Dans les entretiens qu’il accorde à l’écrivain Alain Prévost, Ephraïm Grenadou, un paysan né en 1897, raconte le déroulement de la mobilisation dans son village de Saint-Loup, en Eure-et-Loir.
C’était un vendredi. La moisson avait du retard et presque tout le monde était aux champs, sauf nous les jeunes. Nous enterrions Lucien Barbet, un gars de la classe 14, mort subitement au travail. L’enterrement avait eu lieu à dix heures. On disait déjà :
— Il y en a qui sont partis pour garder les lignes, la guerre va venir. Elle va venir.
Comme d’habitude après les enterrements, il y a eu un repas. Nous, les copains de Lucien, on a mangé chez les Barbet. Après le repas, comme il était à peu près deux heures, deux heures et demie, et qu’on discutait sur la place, voilà les gendarmes qui arrivent au grand trot sur leurs chevaux. Ils vont droit à la mairie. Là, ils trouvent le maître d’école, et le maître ressort avec l’affiche dans les mains, l’affiche blanche avec deux drapeaux en croix :
MOBILISATION GÉNÉRALE
Le maître nous crie :
— Allez dire à Achille qu’il sonne la trompette, à Cagé de prendre son tambour. Vous, les gars, sonnez le tocsin.
Alors, moi et Albert Barbet qui a été tué à la guerre, on a sonné le tocsin. Le monde, ils ont laissé leurs faucheuses ; les charretiers ont ramené leurs chevaux. Tout ça arrivait à bride abattue. Tout ça s’en venait de la terre. Tout le monde arrivait devant la mairie. Un attroupement. Ils avaient tout laissé. En pleine moisson, tout est resté là. Des centaines de gens devant la mairie. Pommeret sonnait le clairon. Cagé battait la Générale. On voyait que les hommes étaient prêts.
— Et toi, quand donc que tu pars ?
— Je pars le deuxième jour.
— Moi, le troisième jour.
— Moi, le vingt-cinquième jour.
— Oh, t’iras jamais. On sera revenu.
Le lendemain, le samedi, Achille se promenait avec son clairon :
— Tous ceux qui ont de bons godillots, de bons brodequins, faut les prendre. Ils vous seront payés quinze francs.
Tu aurais vu les gars. C’était quasiment une fête, cette musique-là. C’était la Revanche. On avait la haine des Allemands. Ils étaient venus à Saint-Loup en 70 et ils avaient mis ma mère sur leurs genoux quand elle avait deux, trois ans. Dans l’ensemble, le monde a pris la guerre comme un plaisir.

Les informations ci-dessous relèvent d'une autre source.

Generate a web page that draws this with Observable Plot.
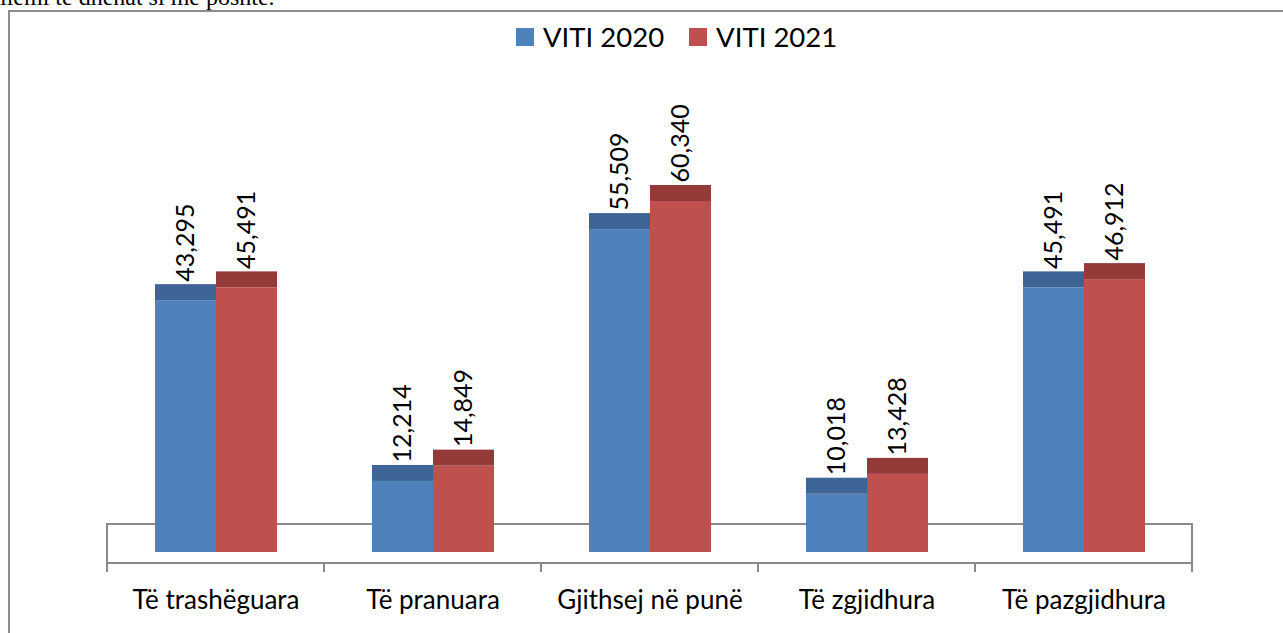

Ils sont partis le lundi. Ils ont laissé leur travail et leur bonne femme comme rien du tout. Le monde était patriote comme un seul homme. Ils parlaient du 75 et du fusil Lebel :
— A un kilomètre, tu tues un bonhomme.
Achille Pommeret, sa femme était malade d’accoucher ; il a pris le tramway à la Bourdinière ; il a pas voulu savoir si c’était un gars ou une fille.
Voilà les hommes partis. Avec la moisson tardive de cette année-là, il restait beaucoup à faire. Toutes les femmes, les jeunes, les vieux, tout le monde à la moisson. Ceux qui avaient fini leur récolte allaient aider les autres. On a rentré tout ça.
Pour les battages, des soldats sont venus : des vieux, des territoriaux, des gars blessés dans les premiers jours, des auxiliaires, des gens du Nord, du Sud. Là, on a commencé à avoir des contacts avec toutes sortes de monde, toutes ces sortes de soldats. Quand ils venaient manger à la maison, on leur demandait :
— Comment c’est, la guerre ?
Jamais on n’avait vu des étrangers comme ça.
De la guerre, on en parlait tout le temps. Au début les hommes n’écrivaient pas. Il n’y avait que le communiqué affiché chaque jour au mur du jardin du presbytère. Et puis des lettres sont venues. Les gars de l’Eure-et-Loir se trouvaient au 102, presque tous dans le même régiment. Quand ils écrivaient, ils donnaient des nouvelles les uns des autres et les nouvelles allaient de village en village :
— Un tel de Mignières, il est tué. Un tel de Saumeray, blessé.
Des mauvaises nouvelles en permanence. Il y en a qui n’ont jamais écrit.
Ephraïm Grenadou et Alain Prévost, Grenadou, paysan français, Paris, Éd. du Seuil, 1978 (Ire éd. 1966), p. 63-65.